Individual creditors have been given nod to fund a multi-billion-yuan railway project in an eastern Chinese city where authorities undertook financial reforms for the city's huge informal private lending market, local officials said Friday.
The Ministry of Railways said on Thursday that it will pay off some of its creditors before Nov. 20 to ensure funding for railway projects that are currently under construction.
The municipal government of Wenzhou, Zhejiang province, has approved the construction of four railways with an estimated cost of 80 billion yuan (US$412.6 billion). The company created to oversee the project's construction and operation will have half of it total registered funding, or 7 billion yuan, covered by private lending.
Details of the financing have not been disclosed.
Observers say the move is considered an important "breakthrough" in the method by which infrastructure projects are financed in China and may help solve Wenzhou's private lending issues, which had boiled into a debt crisis felt by the city's numerous small- and medium-enterprises (SMEs) this year.

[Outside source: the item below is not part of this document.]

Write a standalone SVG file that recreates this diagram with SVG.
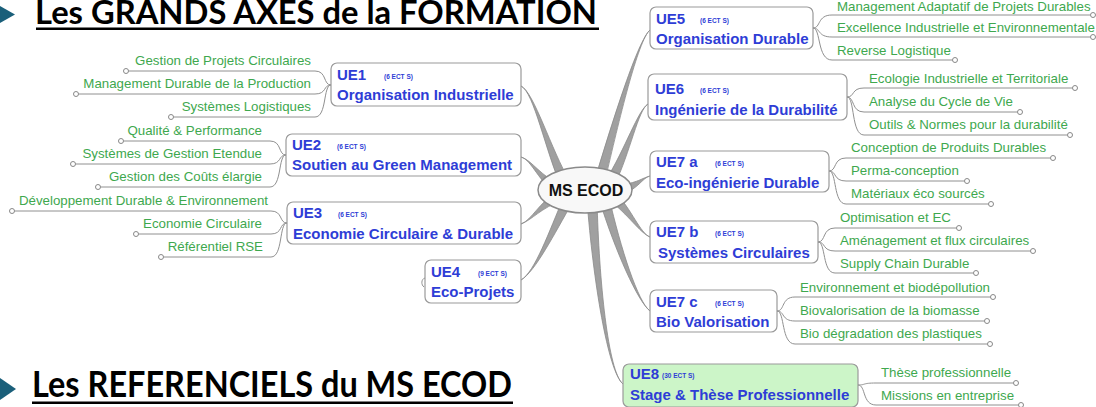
<svg xmlns="http://www.w3.org/2000/svg" width="1096" height="407" viewBox="0 0 1096 407">
<style>
.title{font-family:Lato,"Liberation Sans",sans-serif;font-weight:700;font-size:36px;fill:#000}
.t1{font-size:32px}
.ue{font-family:"Liberation Sans",Arial,sans-serif;font-weight:700;font-size:15px;fill:#2e3dd6}
.ects{font-family:"Liberation Sans",Arial,sans-serif;font-weight:700;font-size:6.5px;fill:#2e3dd6}
.leaf{font-family:"Liberation Sans",Arial,sans-serif;font-size:13.3px;fill:#3ea84e}
.lend{text-anchor:end}
.box{fill:#fff;stroke:#9a9a9a;stroke-width:1.2}
.box8{fill:#ccf5c8;stroke:#9a9a9a;stroke-width:1.2}
.br{fill:none;stroke:#909090;stroke-width:1}
.dot{fill:#fff;stroke:#888;stroke-width:1}
.con{fill:#a0a0a0;stroke:#8a8a8a;stroke-width:0.8}
.hub{fill:#f8f8f8;stroke:#8a8a8a;stroke-width:1.5}
.hubt{font-family:"Liberation Sans",Arial,sans-serif;font-weight:700;font-size:16px;fill:#111;text-anchor:middle}
</style>

<g id="titles">
<polygon points="0,6 15,14.5 0,23" fill="#1a5f7a"/>
<text class="title t1" x="35" y="24" textLength="562" lengthAdjust="spacingAndGlyphs">Les GRANDS AXES de la FORMATION</text>
<rect x="36" y="27.5" width="563" height="2.5" fill="#000"/>
<polygon points="0,378 16,389 0,400" fill="#1a5f7a"/>
<text class="title" x="32" y="397" textLength="480" lengthAdjust="spacingAndGlyphs">Les REFERENCIELS du MS ECOD</text>
<rect x="32" y="401.5" width="481" height="2.5" fill="#000"/>
</g>

<g id="connectors">
<path class="con" d="M521,86 C534,92 550.6,148.6 570.4,182.7 L561.6,187.3 C545.4,151.4 534,92 521,86Z"/>
<path class="con" d="M521,157 C532,160 538.7,182.7 557.8,194.5 L562.2,185.5 C541.3,177.3 532,160 521,157Z"/>
<path class="con" d="M521,224 C532,220 541.2,207.7 562,200.6 L558,191.4 C538.8,202.3 532,220 521,224Z"/>
<path class="con" d="M521,280 C535,272 554.7,233.3 572.5,202.2 L563.5,197.8 C549.3,230.7 535,272 521,280Z"/>
<path class="con" d="M650,30 C638,40 618.9,120.7 604.9,181.2 L595.1,178.8 C613.1,119.3 638,40 650,30Z"/>
<path class="con" d="M648,104 C638,110 630.6,151.4 614.4,185.4 L605.6,180.6 C625.4,148.6 638,110 648,104Z"/>
<path class="con" d="M650,176 C642,178 638.7,188.9 621.1,194.9 L618.9,185.1 C637.3,183.1 642,178 650,176Z"/>
<path class="con" d="M650,237 C640,233 631.9,209.7 615.2,192.2 L608.8,199.8 C628.1,214.3 640,233 650,237Z"/>
<path class="con" d="M650,311 C638,302 620.9,249.2 608.8,196.6 L599.2,199.4 C615.1,250.8 638,302 650,311Z"/>
<path class="con" d="M623,384 C608,372 599,280 597,200 L587,200 C593,280 608,372 623,384Z"/>

<path class="br" d="M331,85 C323,85 327,71 315,71 L128.5,71"/>
<path class="br" d="M331,85 C323,85 327,94 315,94 L78.5,94"/>
<path class="br" d="M331,85 C323,85 327,117 315,117 L173.5,117"/>
<path class="br" d="M286,155 C278,155 282,141 270,141 L123.5,141"/>
<path class="br" d="M286,155 C278,155 282,164 270,164 L75.5,164"/>
<path class="br" d="M286,155 C278,155 282,187 270,187 L100.5,187"/>
<path class="br" d="M287,223 C279,223 283,211 271,211 L14.5,211"/>
<path class="br" d="M287,223 C279,223 283,234 271,234 L138.5,234"/>
<path class="br" d="M287,223 C279,223 283,257 271,257 L163.5,257"/>
<path class="br" d="M425,278 C421,279 421,285 424,287"/>
<path class="br" d="M813,28 C821,28 817,15 832,15 L1090.5,15"/>
<path class="br" d="M813,28 C821,28 817,37 832,37 L1090.5,37"/>
<path class="br" d="M813,28 C821,28 817,60 832,60 L952.5,60"/>
<path class="br" d="M847,97 C855,97 851,88 864,88 L1072.5,88"/>
<path class="br" d="M847,97 C855,97 851,112 864,112 L1017.5,112"/>
<path class="br" d="M847,97 C855,97 851,135 864,135 L1067.5,135"/>
<path class="br" d="M829,171 C837,171 833,158 846,158 L1050.5,158"/>
<path class="br" d="M829,171 C837,171 833,181 846,181 L964.5,181"/>
<path class="br" d="M829,171 C837,171 833,204 846,204 L988.5,204"/>
<path class="br" d="M818,242 C826,242 822,228 835,228 L956.5,228"/>
<path class="br" d="M818,242 C826,242 822,251 835,251 L1030.5,251"/>
<path class="br" d="M818,242 C826,242 822,273 835,273 L973.5,273"/>
<path class="br" d="M777,311 C785,311 781,297 795,297 L990.5,297"/>
<path class="br" d="M777,311 C785,311 781,321 795,321 L984.5,321"/>
<path class="br" d="M777,311 C785,311 781,344 795,344 L987.5,344"/>
<path class="br" d="M858,385 C866,385 862,383 876,383 L1013.5,383"/>
<path class="br" d="M858,385 C866,385 862,405 876,405 L1018.5,405"/>

<g id="dots">
<circle class="dot" cx="126" cy="71" r="2.5"/>
<circle class="dot" cx="76" cy="94" r="2.5"/>
<circle class="dot" cx="171" cy="117" r="2.5"/>
<circle class="dot" cx="121" cy="141" r="2.5"/>
<circle class="dot" cx="73" cy="164" r="2.5"/>
<circle class="dot" cx="98" cy="187" r="2.5"/>
<circle class="dot" cx="12" cy="211" r="2.5"/>
<circle class="dot" cx="136" cy="234" r="2.5"/>
<circle class="dot" cx="161" cy="257" r="2.5"/>
<circle class="dot" cx="1093" cy="15" r="2.5"/>
<circle class="dot" cx="1093" cy="37" r="2.5"/>
<circle class="dot" cx="955" cy="60" r="2.5"/>
<circle class="dot" cx="1075" cy="88" r="2.5"/>
<circle class="dot" cx="1020" cy="112" r="2.5"/>
<circle class="dot" cx="1070" cy="135" r="2.5"/>
<circle class="dot" cx="1053" cy="158" r="2.5"/>
<circle class="dot" cx="967" cy="181" r="2.5"/>
<circle class="dot" cx="991" cy="204" r="2.5"/>
<circle class="dot" cx="959" cy="228" r="2.5"/>
<circle class="dot" cx="1033" cy="251" r="2.5"/>
<circle class="dot" cx="976" cy="273" r="2.5"/>
<circle class="dot" cx="993" cy="297" r="2.5"/>
<circle class="dot" cx="987" cy="321" r="2.5"/>
<circle class="dot" cx="990" cy="344" r="2.5"/>
<circle class="dot" cx="1016" cy="383" r="2.5"/>
<circle class="dot" cx="1021" cy="405" r="2.5"/>
</g>
</g>

<g id="hub">
<ellipse class="hub" cx="585" cy="190" rx="47" ry="23"/>
<text class="hubt" x="586" y="196">MS ECOD</text>
</g>

<g id="ue1">
<rect class="box" x="331" y="63" width="190" height="43" rx="6"/>
<text class="ue" x="337" y="80">UE1</text>
<text class="ects" x="384" y="79">(6 ECT S)</text>
<text class="ue" x="337" y="100">Organisation Industrielle</text>
<text class="leaf lend" x="311" y="65">Gestion de Projets Circulaires</text>
<text class="leaf lend" x="311" y="88">Management Durable de la Production</text>
<text class="leaf lend" x="311" y="111">Systèmes Logistiques</text>
</g>

<g id="ue2">
<rect class="box" x="286" y="134" width="235" height="42" rx="6"/>
<text class="ue" x="292" y="150">UE2</text>
<text class="ects" x="337" y="149">(6 ECT S)</text>
<text class="ue" x="292" y="170">Soutien au Green Management</text>
<text class="leaf lend" x="262" y="135">Qualité &amp; Performance</text>
<text class="leaf lend" x="262" y="158">Systèmes de Gestion Etendue</text>
<text class="leaf lend" x="262" y="181">Gestion des Coûts élargie</text>
</g>

<g id="ue3">
<rect class="box" x="287" y="202" width="234" height="42" rx="6"/>
<text class="ue" x="293" y="218">UE3</text>
<text class="ects" x="338" y="217">(6 ECT S)</text>
<text class="ue" x="293" y="239">Economie Circulaire &amp; Durable</text>
<text class="leaf lend" x="268" y="205">Développement Durable &amp; Environnement</text>
<text class="leaf lend" x="262" y="228">Economie Circulaire</text>
<text class="leaf lend" x="263" y="251">Référentiel RSE</text>
</g>

<g id="ue4">
<rect class="box" x="425" y="260" width="96" height="43" rx="6"/>
<text class="ue" x="431" y="277">UE4</text>
<text class="ects" x="478" y="276">(9 ECT S)</text>
<text class="ue" x="431" y="297">Eco-Projets</text>
</g>

<g id="ue5">
<rect class="box" x="650" y="7" width="163" height="42" rx="6"/>
<text class="ue" x="656" y="24">UE5</text>
<text class="ects" x="700" y="23">(6 ECT S)</text>
<text class="ue" x="656" y="44">Organisation Durable</text>
<text class="leaf" x="837" y="11">Management Adaptatif de Projets Durables</text>
<text class="leaf" x="837" y="32">Excellence Industrielle et Environnementale</text>
<text class="leaf" x="837" y="55">Reverse Logistique</text>
</g>

<g id="ue6">
<rect class="box" x="648" y="74" width="199" height="46" rx="6"/>
<text class="ue" x="655" y="94">UE6</text>
<text class="ects" x="700" y="93">(6 ECT S)</text>
<text class="ue" x="655" y="115">Ingénierie de la Durabilité</text>
<text class="leaf" x="869" y="83">Ecologie Industrielle et Territoriale</text>
<text class="leaf" x="869" y="106">Analyse du Cycle de Vie</text>
<text class="leaf" x="869" y="129">Outils &amp; Normes pour la durabilité</text>
</g>

<g id="ue7a">
<rect class="box" x="650" y="151" width="179" height="41" rx="6"/>
<text class="ue" x="656" y="167">UE7 a</text>
<text class="ects" x="715" y="166">(6 ECT S)</text>
<text class="ue" x="656" y="188">Eco-ingénierie Durable</text>
<text class="leaf" x="851" y="152">Conception de Produits Durables</text>
<text class="leaf" x="851" y="175">Perma-conception</text>
<text class="leaf" x="851" y="198">Matériaux éco sourcés</text>
</g>

<g id="ue7b">
<rect class="box" x="650" y="221" width="168" height="42" rx="6"/>
<text class="ue" x="656" y="237">UE7 b</text>
<text class="ects" x="715" y="236">(6 ECT S)</text>
<text class="ue" x="658" y="258">Systèmes Circulaires</text>
<text class="leaf" x="840" y="222">Optimisation et EC</text>
<text class="leaf" x="840" y="245">Aménagement et flux circulaires</text>
<text class="leaf" x="840" y="268">Supply Chain Durable</text>
</g>

<g id="ue7c">
<rect class="box" x="650" y="290" width="127" height="42" rx="6"/>
<text class="ue" x="656" y="307">UE7 c</text>
<text class="ects" x="715" y="306">(6 ECT S)</text>
<text class="ue" x="656" y="327">Bio Valorisation</text>
<text class="leaf" x="800" y="292">Environnement et biodépollution</text>
<text class="leaf" x="800" y="315">Biovalorisation de la biomasse</text>
<text class="leaf" x="800" y="338">Bio dégradation des plastiques</text>
</g>

<g id="ue8">
<rect class="box8" x="623" y="364" width="235" height="43" rx="6"/>
<text class="ue" x="630" y="379">UE8</text>
<text class="ects" x="662" y="378">(30 ECT S)</text>
<text class="ue" x="630" y="400">Stage &amp; Thèse Professionnelle</text>
<text class="leaf" x="881" y="377">Thèse professionnelle</text>
<text class="leaf" x="881" y="400">Missions en entreprise</text>
</g>
</svg>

Most of the 9 million residents in Wenzhou, a city that boasts of its entrepreneurship, have some amount of money invested in the informal lending market, which promises higher returns than other investments.
However, more than 90 bosses of private companies in the city have been reported to have disappeared, committed suicide or declared bankruptcy -- invalidating debts of about 10 billion yuan ($1.57 billion) owed to banks and individual creditors pooled from the high-interest informal lending market.
Entrepreneurs said they turned to loan sharks this year when banks were ordered to tighten lending to curb inflation. The continuing credit crunch made them subsequently unable to repay the interests on the money they brought from the private lending market.
After Premier Wen Jiabao's tour of Wenzhou on Oct 5, the State Council, or China's cabinet, cut taxes and ordered state-owned banks to ease the credit squeeze to salvage cash-strapped SMEs in the city .
The city also initiated financial reforms to set up 100 micro-finance firms, two to four private capital management companies, and a private financing register center to transform Wenzhou into a private capital distribution center, measures that will help make private lending transparent and legal, officials had said.
The city will also pilot the market-based reform of interest rates, allowing deposit and lending rates to reach up to four times the benchmark rates, they added.